A sculpture ensemble showing five figures of ambiguous gender around a shallow basin on display at Sculpture Projects Münster was attacked and sprayed with a swastika in the night of 22 to 23 September. The vandals also attacked a nearby statue devoted to the feminist 18th-century poet Annette von Droste-Hülshoff.
Nicole Eisenman’s Sketch for a Fountain, exhibited in a public park in Münster, had already been vandalised once in July.
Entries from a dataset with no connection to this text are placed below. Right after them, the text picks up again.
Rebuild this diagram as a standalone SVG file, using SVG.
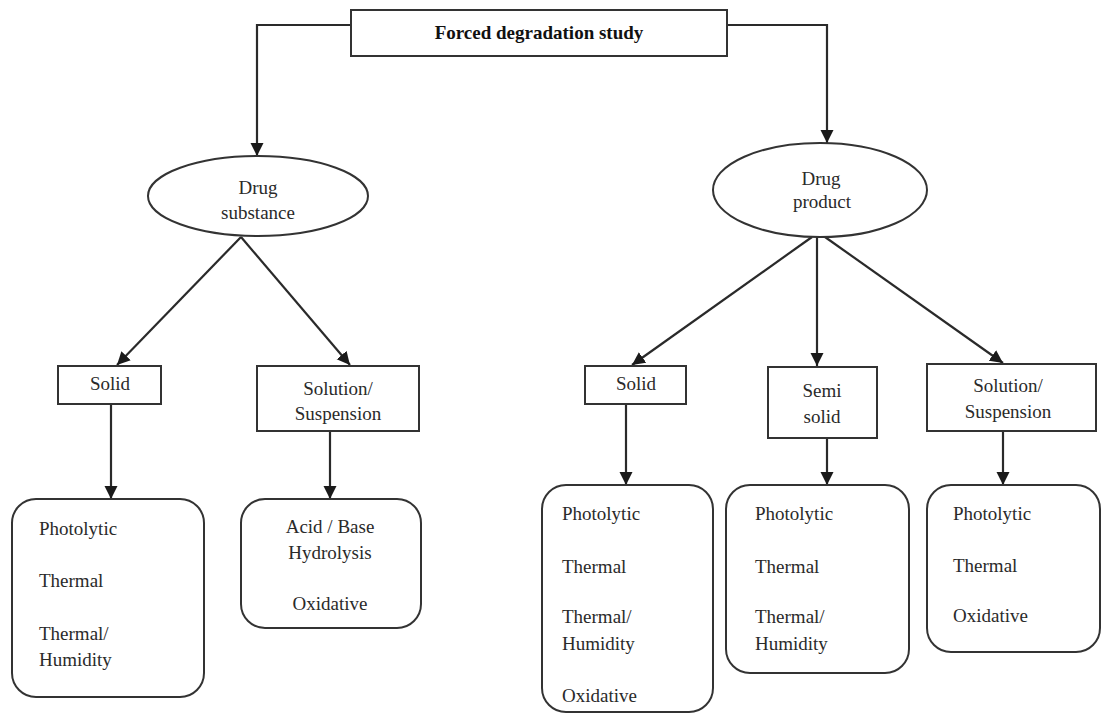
<svg xmlns="http://www.w3.org/2000/svg" width="1102" height="715" viewBox="0 0 1102 715" font-family="'Liberation Serif', 'DejaVu Serif', serif">
<style>
.bg{fill:#ffffff}
.box{fill:#ffffff;stroke:#333333;stroke-width:2}
.t{font-family:'Liberation Serif','DejaVu Serif',serif;font-size:19px;fill:#2a2a2a}
.c{text-anchor:middle}
.b{font-weight:bold;fill:#111111}
.conn{fill:none;stroke:#2a2a2a;stroke-width:2.2}
</style>
<defs>
<marker id="ah" markerUnits="userSpaceOnUse" markerWidth="14" markerHeight="14" viewBox="0 0 14 14" refX="13" refY="7" orient="auto">
<path d="M0,0.5 L13,7 L0,13.5 z" fill="#1a1a1a"/>
</marker>
</defs>
<rect class="bg" x="0" y="0" width="1102" height="715"/>

<g id="connectors">
<polyline class="conn" points="351,25 257,25 257,156" marker-end="url(#ah)"/>
<polyline class="conn" points="727,25 827,25 827,143" marker-end="url(#ah)"/>
<line class="conn" x1="241" y1="237" x2="117" y2="365" marker-end="url(#ah)"/>
<line class="conn" x1="241" y1="237" x2="350" y2="365" marker-end="url(#ah)"/>
<line class="conn" x1="812" y1="237" x2="632" y2="365" marker-end="url(#ah)"/>
<line class="conn" x1="817" y1="237" x2="817" y2="366" marker-end="url(#ah)"/>
<line class="conn" x1="825" y1="237" x2="1003" y2="363" marker-end="url(#ah)"/>
<line class="conn" x1="111" y1="404" x2="111" y2="499" marker-end="url(#ah)"/>
<line class="conn" x1="330" y1="431" x2="330" y2="499" marker-end="url(#ah)"/>
<line class="conn" x1="626" y1="404" x2="626" y2="485" marker-end="url(#ah)"/>
<line class="conn" x1="827" y1="438" x2="827" y2="485" marker-end="url(#ah)"/>
<line class="conn" x1="1003" y1="431" x2="1003" y2="485" marker-end="url(#ah)"/>
</g>

<g id="root">
<rect class="box" x="351" y="10" width="376" height="46"/>
<text class="t c b" x="539" y="39">Forced degradation study</text>
</g>

<g id="drug-substance">
<ellipse class="box" cx="258" cy="196" rx="110" ry="40"/>
<text class="t c" x="258" y="194">Drug</text>
<text class="t c" x="258" y="219">substance</text>
</g>

<g id="drug-product">
<ellipse class="box" cx="820" cy="190" rx="107" ry="47"/>
<text class="t c" x="821" y="185">Drug</text>
<text class="t c" x="822" y="208">product</text>
</g>

<g id="ds-solid">
<rect class="box" x="58" y="366" width="103" height="38"/>
<text class="t c" x="110" y="390">Solid</text>
</g>

<g id="ds-solution">
<rect class="box" x="257" y="366" width="162" height="65"/>
<text class="t c" x="338" y="395">Solution/</text>
<text class="t c" x="338" y="420">Suspension</text>
</g>

<g id="dp-solid">
<rect class="box" x="585" y="366" width="101" height="38"/>
<text class="t c" x="636" y="390">Solid</text>
</g>

<g id="dp-semisolid">
<rect class="box" x="768" y="367" width="109" height="71"/>
<text class="t c" x="822" y="397">Semi</text>
<text class="t c" x="822" y="423">solid</text>
</g>

<g id="dp-solution">
<rect class="box" x="927" y="364" width="169" height="67"/>
<text class="t c" x="1008" y="392">Solution/</text>
<text class="t c" x="1008" y="418">Suspension</text>
</g>

<g id="ds-solid-tests">
<rect class="box" x="12" y="499" width="192" height="198" rx="24" ry="24"/>
<text class="t" x="39" y="535">Photolytic</text>
<text class="t" x="39" y="587">Thermal</text>
<text class="t" x="39" y="640">Thermal/</text>
<text class="t" x="39" y="666">Humidity</text>
</g>

<g id="ds-solution-tests">
<rect class="box" x="241" y="499" width="180" height="129" rx="24" ry="24"/>
<text class="t c" x="330" y="533">Acid / Base</text>
<text class="t c" x="330" y="559">Hydrolysis</text>
<text class="t c" x="330" y="610">Oxidative</text>
</g>

<g id="dp-solid-tests">
<rect class="box" x="542" y="485" width="171" height="227" rx="24" ry="24"/>
<text class="t" x="562" y="520">Photolytic</text>
<text class="t" x="562" y="573">Thermal</text>
<text class="t" x="562" y="623">Thermal/</text>
<text class="t" x="562" y="650">Humidity</text>
<text class="t" x="562" y="702">Oxidative</text>
</g>

<g id="dp-semisolid-tests">
<rect class="box" x="726" y="485" width="183" height="188" rx="24" ry="24"/>
<text class="t" x="755" y="520">Photolytic</text>
<text class="t" x="755" y="573">Thermal</text>
<text class="t" x="755" y="623">Thermal/</text>
<text class="t" x="755" y="650">Humidity</text>
</g>

<g id="dp-solution-tests">
<rect class="box" x="927" y="485" width="173" height="167" rx="24" ry="24"/>
<text class="t" x="953" y="520">Photolytic</text>
<text class="t" x="953" y="572">Thermal</text>
<text class="t" x="953" y="622">Oxidative</text>
</g>
</svg>
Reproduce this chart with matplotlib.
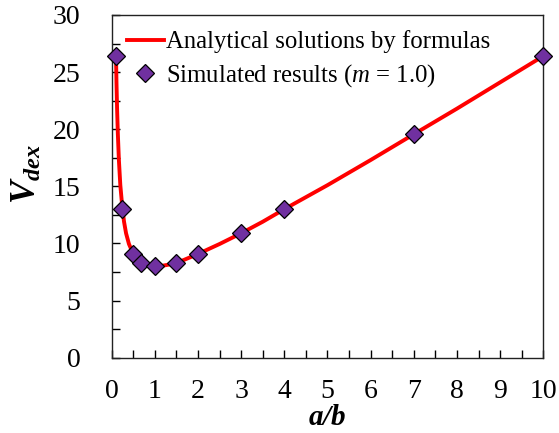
import matplotlib
matplotlib.use("Agg")
import matplotlib.pyplot as plt
from matplotlib.ticker import MultipleLocator

plt.rcParams['font.family'] = ['Liberation Serif', 'DejaVu Serif']
plt.rcParams['mathtext.fontset'] = 'custom'
plt.rcParams['mathtext.rm'] = 'Liberation Serif'
plt.rcParams['mathtext.it'] = 'Liberation Serif:italic'
plt.rcParams['mathtext.bf'] = 'Liberation Serif:bold'
plt.rcParams['mathtext.bfit'] = 'Liberation Serif:bold:italic'

# Analytical curve
curve_x = [0.1, 0.111, 0.125, 0.143, 0.167, 0.2, 0.25, 0.286, 0.333, 0.4, 0.5, 0.6, 0.667, 0.75, 0.85, 1.0,
           1.18, 1.33, 1.5, 1.67, 2.0, 2.5, 3.0, 3.5, 4.0, 5.0, 6.0, 7.0, 8.0, 9.0, 10.0]
curve_y = [26.4, 24.1, 21.8, 19.56, 17.3, 15.1, 13.0, 11.9, 10.89, 9.95, 9.08, 8.55, 8.32, 8.15, 8.05, 8.0,
           8.05, 8.15, 8.32, 8.55, 9.08, 9.95, 10.89, 11.9, 13.0, 15.1, 17.3, 19.56, 21.8, 24.1, 26.4]

# Simulated results
sim_x = [0.1, 0.25, 0.5, 0.67, 1.0, 1.5, 2.0, 3.0, 4.0, 7.0, 10.0]
sim_y = [26.4, 13.0, 9.08, 8.3, 8.03, 8.32, 9.08, 10.9, 13.0, 19.56, 26.4]

fig = plt.figure(figsize=(5.59, 4.33), dpi=100)
ax = fig.add_axes([0.1998, 0.174, 0.772, 0.7914])

ax.plot(curve_x, curve_y, color='#FF0000', lw=2.8, label='Analytical solutions by formulas', zorder=2)
ax.plot(sim_x, sim_y, linestyle='none', marker='D', ms=8.8, mfc='#7030A0', mec='black', mew=0.9,
        label='Simulated results ($m$ = 1.0)', zorder=3, clip_on=False)

ax.set_xlim(0, 10)
ax.set_ylim(0, 30)
ax.xaxis.set_major_locator(MultipleLocator(1))
ax.xaxis.set_minor_locator(MultipleLocator(0.5))
ax.yaxis.set_major_locator(MultipleLocator(5))
ax.yaxis.set_minor_locator(MultipleLocator(2.5))
ax.tick_params(which='both', direction='in', length=6, width=1, labelsize=20,
               top=False, right=False, colors='black')
ax.tick_params(axis='x', which='both', pad=15.5)
ax.tick_params(axis='y', which='both', pad=22.5)
for s in ax.spines.values():
    s.set_linewidth(1.0)
    s.set_color('#222222')

ax.set_xlabel(r'$\mathbfit{a/b}$', fontsize=21)
ax.xaxis.set_label_coords(0.5, -0.138)
ax.set_ylabel(r'$\mathbfit{V_{dex}}$', fontsize=25)
ax.yaxis.set_label_coords(-0.157, 0.536)

ax.legend(loc='upper left', bbox_to_anchor=(0.0, 0.998), frameon=False, fontsize=17.8,
          handlelength=1.5, handletextpad=0.1, labelspacing=0.35, borderaxespad=0.2, numpoints=1)

fig.savefig('out.png', dpi=100)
The organisers of Sculpture Projects Münster say they view the latest crime “as an attack against the values of the work, which shows a concept of ambiguity and non-normative body politics.”
“Both artworks were exposed to a fascist form of violence,” the organisers say. “We express our solidarity with people of any colour or sexual identity and strongly condemn the murderous propaganda of all right-wing parties.”
The swastika attack came hours before Germany elected a far-right populist party to parliament for the first time since the Second World War. In the 24 September election, the anti-immigration Alternative for Germany won 12.6% of the vote, becoming the third-largest party in the Bundestag, or lower house of parliament.
Sculpture Projects Münster, an exhibition which takes place every ten years, has fallen victim to several crimes this year. In July, thieves broke into the university building in Münster to steal technical equipment that was part of a work by the Japanese artist Koki Tanaka on display at the city’s Sculpture Projects. A part of Ei Arakawa’s sculpture Harsh Citation, Harsh Pastoral, Harsh Münster was stolen on 17 June.